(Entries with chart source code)
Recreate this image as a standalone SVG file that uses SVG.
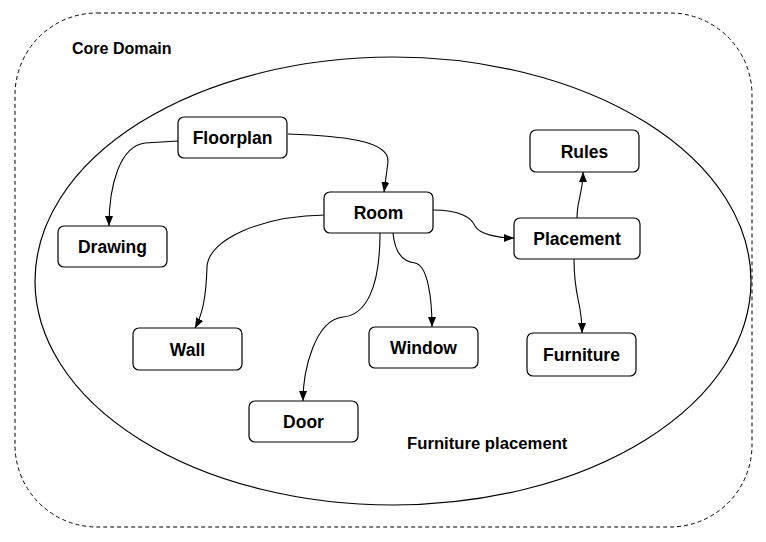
<svg xmlns="http://www.w3.org/2000/svg" width="766" height="542" viewBox="0 0 766 542">
<style>
.box{fill:#fff;stroke:#000;stroke-width:1.2}
.lbl{font-family:"Liberation Sans",Arial,sans-serif;font-weight:bold;font-size:17.5px;fill:#000;text-anchor:middle}
.area{font-family:"Liberation Sans",Arial,sans-serif;font-weight:bold;font-size:16px;fill:#000}
.edge{fill:none;stroke:#000;stroke-width:1.1;marker-end:url(#arr)}
</style>
<defs>
<marker id="arr" markerUnits="userSpaceOnUse" markerWidth="10" markerHeight="10" viewBox="0 0 10 10" refX="10" refY="5" orient="auto">
<path d="M0,1 L10,5 L0,9 Z" fill="#000"/>
</marker>
</defs>
<rect width="766" height="542" fill="#fff"/>
<g id="core-domain">
<rect x="15" y="13" width="737" height="514" rx="82" ry="82" fill="none" stroke="#000" stroke-width="1" stroke-dasharray="4,3"/>
<text class="area" x="72" y="54">Core Domain</text>
</g>
<g id="furniture-placement">
<ellipse cx="393" cy="281" rx="358" ry="224" fill="none" stroke="#000" stroke-width="1.2"/>
<text class="area" x="407" y="449" style="font-size:16.7px">Furniture placement</text>
</g>
<g id="connectors">
<path class="edge" d="M178,141 L145,143 C120,146 109,185 109,226"/>
<path class="edge" d="M288,134 C340,136 390,140 388,162 L384,192"/>
<path class="edge" d="M325,215 C260,216 208,240 207,267 C206,300 202,315 195,328"/>
<path class="edge" d="M380,233 C380,290 365,315 343,317 C315,320 303,370 303,401"/>
<path class="edge" d="M393,233 C395,255 405,262 415,263 C428,265 432,300 432,327"/>
<path class="edge" d="M433,210 C460,210 472,218 475,226 C480,235 500,238 514,238"/>
<path class="edge" d="M577,218 C577,198 583,195 583,172"/>
<path class="edge" d="M574,259 C574,300 582,300 582,333"/>
</g>
<g id="floorplan"><rect class="box" x="178" y="117" width="109" height="41" rx="6"/><text class="lbl" x="232.5" y="144">Floorplan</text></g>
<g id="room"><rect class="box" x="324" y="192" width="109" height="41" rx="6"/><text class="lbl" x="378.5" y="219">Room</text></g>
<g id="drawing"><rect class="box" x="58" y="226" width="109" height="41" rx="6"/><text class="lbl" x="112.5" y="253">Drawing</text></g>
<g id="wall"><rect class="box" x="133" y="328" width="109" height="42" rx="6"/><text class="lbl" x="187.5" y="355.5">Wall</text></g>
<g id="door"><rect class="box" x="249" y="401" width="109" height="41" rx="6"/><text class="lbl" x="303.5" y="428">Door</text></g>
<g id="window"><rect class="box" x="369" y="327" width="109" height="41" rx="6"/><text class="lbl" x="423.5" y="354">Window</text></g>
<g id="rules"><rect class="box" x="530" y="130" width="109" height="42" rx="6"/><text class="lbl" x="584.5" y="157.5">Rules</text></g>
<g id="placement"><rect class="box" x="514" y="218" width="126" height="41" rx="6"/><text class="lbl" x="577" y="245">Placement</text></g>
<g id="furniture"><rect class="box" x="527" y="333" width="109" height="43" rx="6"/><text class="lbl" x="581.5" y="361">Furniture</text></g>
</svg>
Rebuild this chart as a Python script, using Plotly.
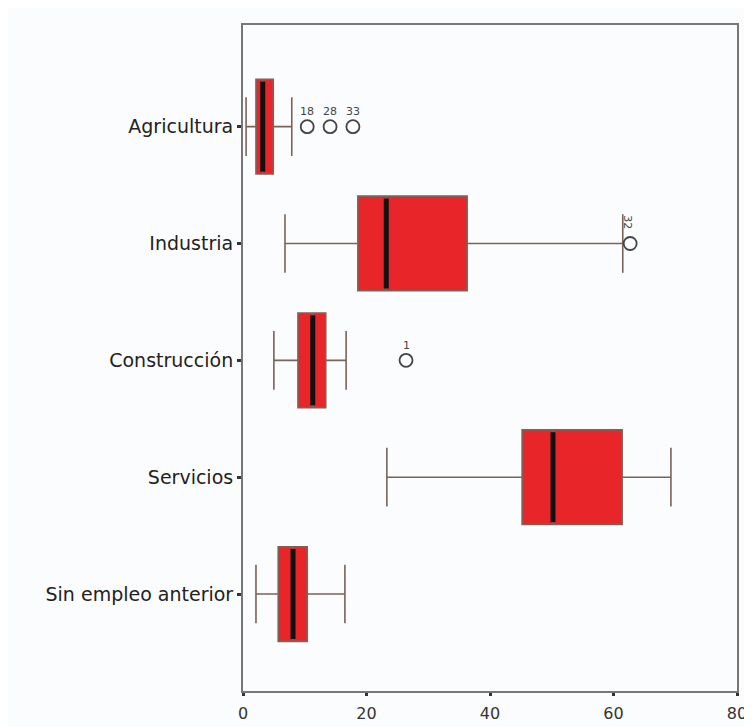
import plotly.graph_objects as go

categories = ["Agricultura", "Industria", "Construcción", "Servicios", "Sin empleo anterior"]
lower_whisker = [0.5, 6.8, 5.0, 23.3, 2.1]
q1 = [2.1, 18.6, 8.9, 45.2, 5.7]
median = [3.2, 23.2, 11.3, 50.2, 8.1]
q3 = [4.9, 36.3, 13.4, 61.4, 10.4]
upper_whisker = [7.9, 61.5, 16.7, 69.3, 16.5]

outlier_cat = [0, 0, 0, 1, 2]
outlier_val = [10.4, 14.1, 17.8, 62.7, 26.4]
outlier_lbl = ["18", "28", "33", "32", "1"]

x_ticks = [0, 20, 40, 60, 80]

BOX_W = 0.81
pos = list(range(len(categories)))

fig = go.Figure()
for i in pos:
    fig.add_trace(go.Box(
        y=[i], q1=[q1[i]], median=[median[i]], q3=[q3[i]],
        lowerfence=[lower_whisker[i]], upperfence=[upper_whisker[i]],
        orientation="h", width=BOX_W, whiskerwidth=0.62,
        fillcolor="#e8262a", line=dict(color="#7d6258", width=1.6),
        boxpoints=False, hoverinfo="skip", showlegend=False,
    ))

# thick black medians
mx, my = [], []
for i in pos:
    mx += [median[i], median[i], None]
    my += [i - BOX_W / 2 + 0.02, i + BOX_W / 2 - 0.02, None]
fig.add_trace(go.Scatter(x=mx, y=my, mode="lines",
                         line=dict(color="#111111", width=5),
                         showlegend=False, hoverinfo="skip"))

# outliers
fig.add_trace(go.Scatter(
    x=outlier_val, y=outlier_cat, mode="markers",
    marker=dict(symbol="circle-open", size=13, color="#444444", line=dict(width=1.8)),
    showlegend=False, hoverinfo="skip"))

for v, c, t in zip(outlier_val, outlier_cat, outlier_lbl):
    if t == "32":
        fig.add_annotation(x=v, y=c, text=t, showarrow=False, textangle=90,
                           xshift=-3, yshift=21, font=dict(size=11, color="#444"))
    else:
        fig.add_annotation(x=v, y=c, text=t, showarrow=False,
                           yshift=15, font=dict(size=11, color="#444"))

fig.update_layout(
    width=752, height=727,
    margin=dict(l=235, r=23, t=17, b=42),
    paper_bgcolor="#fbfcfd", plot_bgcolor="#fbfcfd",
    font=dict(family="DejaVu Sans, sans-serif", size=16, color="#222"),
)
fig.update_xaxes(range=[0, 80], tickvals=x_ticks, showgrid=False, zeroline=False,
                 showline=True, mirror=True, linecolor="#777", linewidth=2,
                 ticks="outside", ticklen=3, tickwidth=3, tickcolor="#333",
                 ticklabelstandoff=4,
                 tickfont=dict(size=16, color="#333"))
fig.update_yaxes(range=[4.83, -0.87], tickvals=pos, ticktext=categories,
                 showgrid=False, zeroline=False,
                 showline=True, mirror=True, linecolor="#777", linewidth=2,
                 ticks="outside", ticklen=4, tickwidth=3, tickcolor="#333",
                 tickfont=dict(size=19, color="#222"))

fig.write_html("out.html")
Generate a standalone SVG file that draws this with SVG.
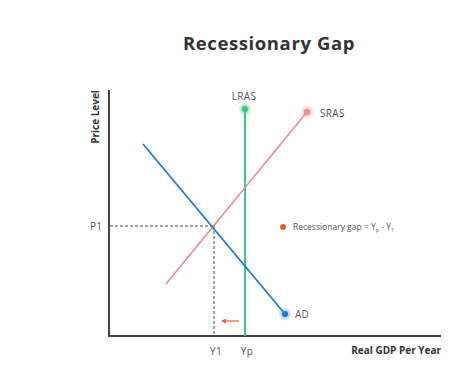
<svg xmlns="http://www.w3.org/2000/svg" width="474" height="382" viewBox="0 0 474 382">
<style>
text{font-family:"Open Sans","Liberation Sans",sans-serif;fill:#555}
.b{font-weight:bold;fill:#333}
.lbl{font-size:10px;letter-spacing:0.3px}
.dash{stroke:#444;stroke-width:1;stroke-dasharray:3,2;fill:none}
</style>
<defs>
<radialGradient id="gg"><stop offset="0.4" stop-color="#3cc68a" stop-opacity="0.5"/><stop offset="1" stop-color="#3cc68a" stop-opacity="0"/></radialGradient>
<radialGradient id="gr"><stop offset="0.4" stop-color="#f08a8a" stop-opacity="0.5"/><stop offset="1" stop-color="#f08a8a" stop-opacity="0"/></radialGradient>
<radialGradient id="gb"><stop offset="0.4" stop-color="#1f7ad8" stop-opacity="0.4"/><stop offset="1" stop-color="#1f7ad8" stop-opacity="0"/></radialGradient>
</defs>
<rect width="474" height="382" fill="#fff"/>
<text x="269" y="50" text-anchor="middle" class="b" font-size="18.5" letter-spacing="0.6">Recessionary Gap</text>
<g id="axes">
<line x1="109" y1="90" x2="109" y2="337" stroke="#444" stroke-width="2"/>
<line x1="108" y1="336" x2="441" y2="336" stroke="#444" stroke-width="2"/>
<text transform="translate(99,117) rotate(-90)" text-anchor="middle" class="b" font-size="10">Price Level</text>
<text x="441" y="354" text-anchor="end" class="b" font-size="10">Real GDP Per Year</text>
</g>
<g id="connectors">
<line class="dash" x1="110" y1="226" x2="214" y2="226"/>
<line class="dash" x1="214" y1="226" x2="214" y2="335"/>
<line x1="239" y1="321" x2="224" y2="321" stroke="#e0622a" stroke-width="1.2"/>
<path d="M221,321 L226,318.5 L226,323.5 Z" fill="#e0622a"/>
</g>
<g id="LRAS">
<line x1="245" y1="109" x2="245" y2="336" stroke="#3cc68a" stroke-width="2"/>
<circle cx="245" cy="109" r="7" fill="url(#gg)"/>
<circle cx="245" cy="109" r="3" fill="#3cc68a"/>
<text x="244" y="100" text-anchor="middle" class="lbl">LRAS</text>
</g>
<g id="SRAS">
<line x1="166" y1="284" x2="307" y2="112" stroke="#f08a8a" stroke-width="1.6"/>
<circle cx="307" cy="112" r="7" fill="url(#gr)"/>
<circle cx="307" cy="112" r="3" fill="#f08a8a"/>
<text x="320" y="117" class="lbl">SRAS</text>
</g>
<g id="AD">
<line x1="143" y1="144" x2="285" y2="314" stroke="#1f7ad8" stroke-width="1.8"/>
<circle cx="285" cy="314" r="7" fill="url(#gb)"/>
<circle cx="285" cy="314" r="3" fill="#1f7ad8"/>
<text x="295" y="318" class="lbl">AD</text>
</g>
<g id="labels">
<text x="90" y="230" class="lbl">P1</text>
<text x="216" y="355" text-anchor="middle" class="lbl">Y1</text>
<text x="247" y="355" text-anchor="middle" class="lbl">Yp</text>
</g>
<g id="legend">
<circle cx="283" cy="227" r="3" fill="#e0622a"/>
<text x="293" y="230" font-size="8.5">Recessionary gap = Y<tspan font-size="5.5" dy="2">p</tspan><tspan dy="-2"> - Y</tspan><tspan font-size="5.5" dy="2">1</tspan></text>
</g>
</svg>
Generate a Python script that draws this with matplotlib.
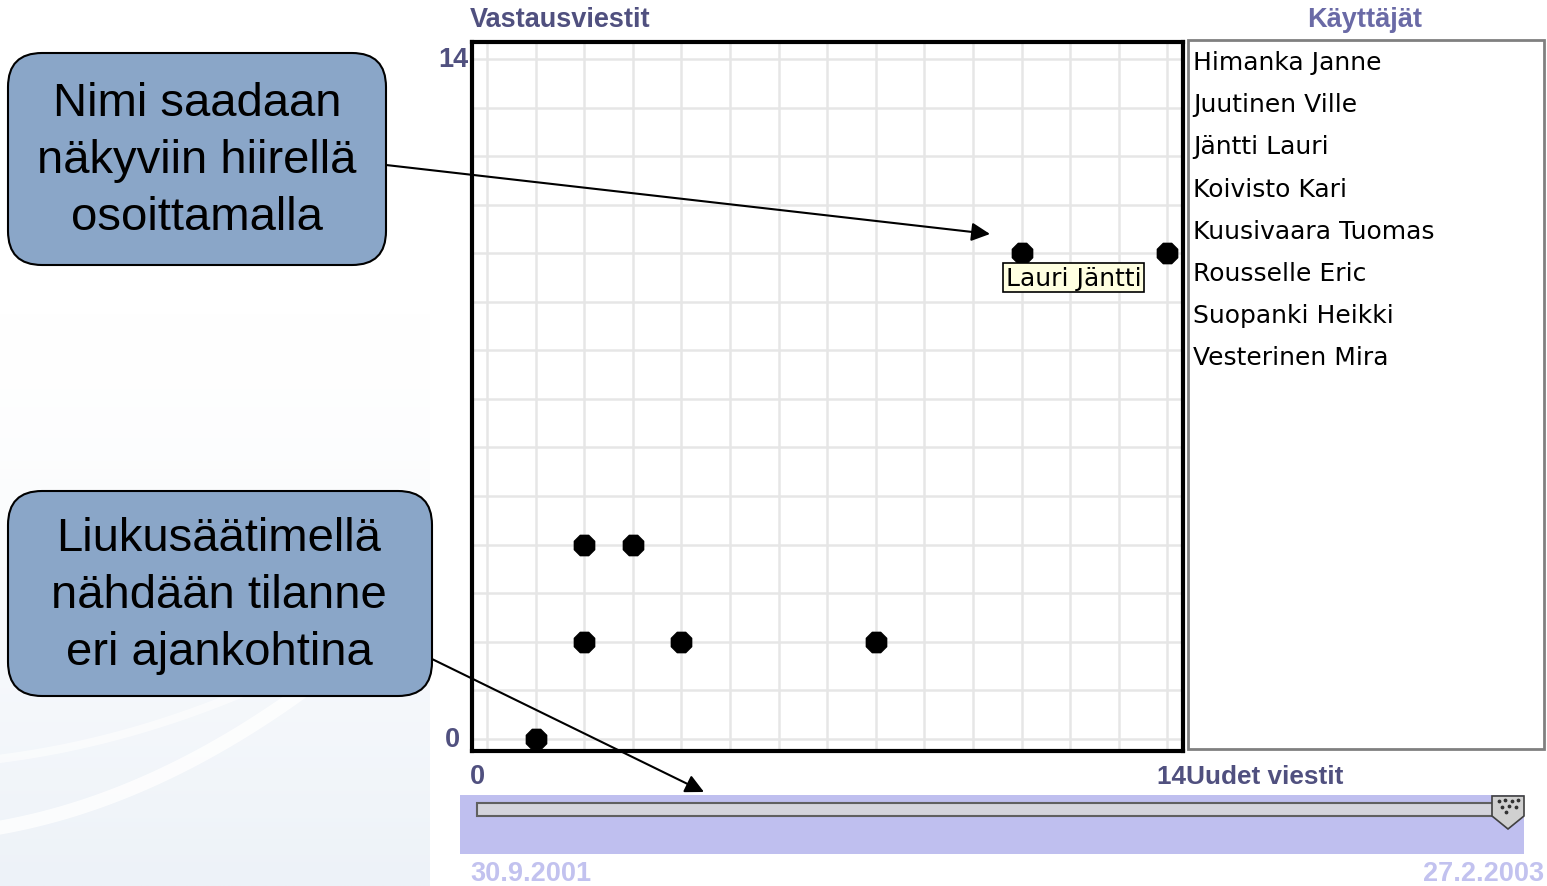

### Exercise objective
Both the line with "Rebuild this chart" and the line with "upper_whisker = [7.9, 61.5, 16.7, 69.3, 16.5]" belong in the copy, along with every line between them; set them down exactly and skip the pictures.

### Solution to the problem
Rebuild this chart as a Python script, using Plotly.
import plotly.graph_objects as go

categories = ["Agricultura", "Industria", "Construcción", "Servicios", "Sin empleo anterior"]
lower_whisker = [0.5, 6.8, 5.0, 23.3, 2.1]
q1 = [2.1, 18.6, 8.9, 45.2, 5.7]
median = [3.2, 23.2, 11.3, 50.2, 8.1]
q3 = [4.9, 36.3, 13.4, 61.4, 10.4]
upper_whisker = [7.9, 61.5, 16.7, 69.3, 16.5]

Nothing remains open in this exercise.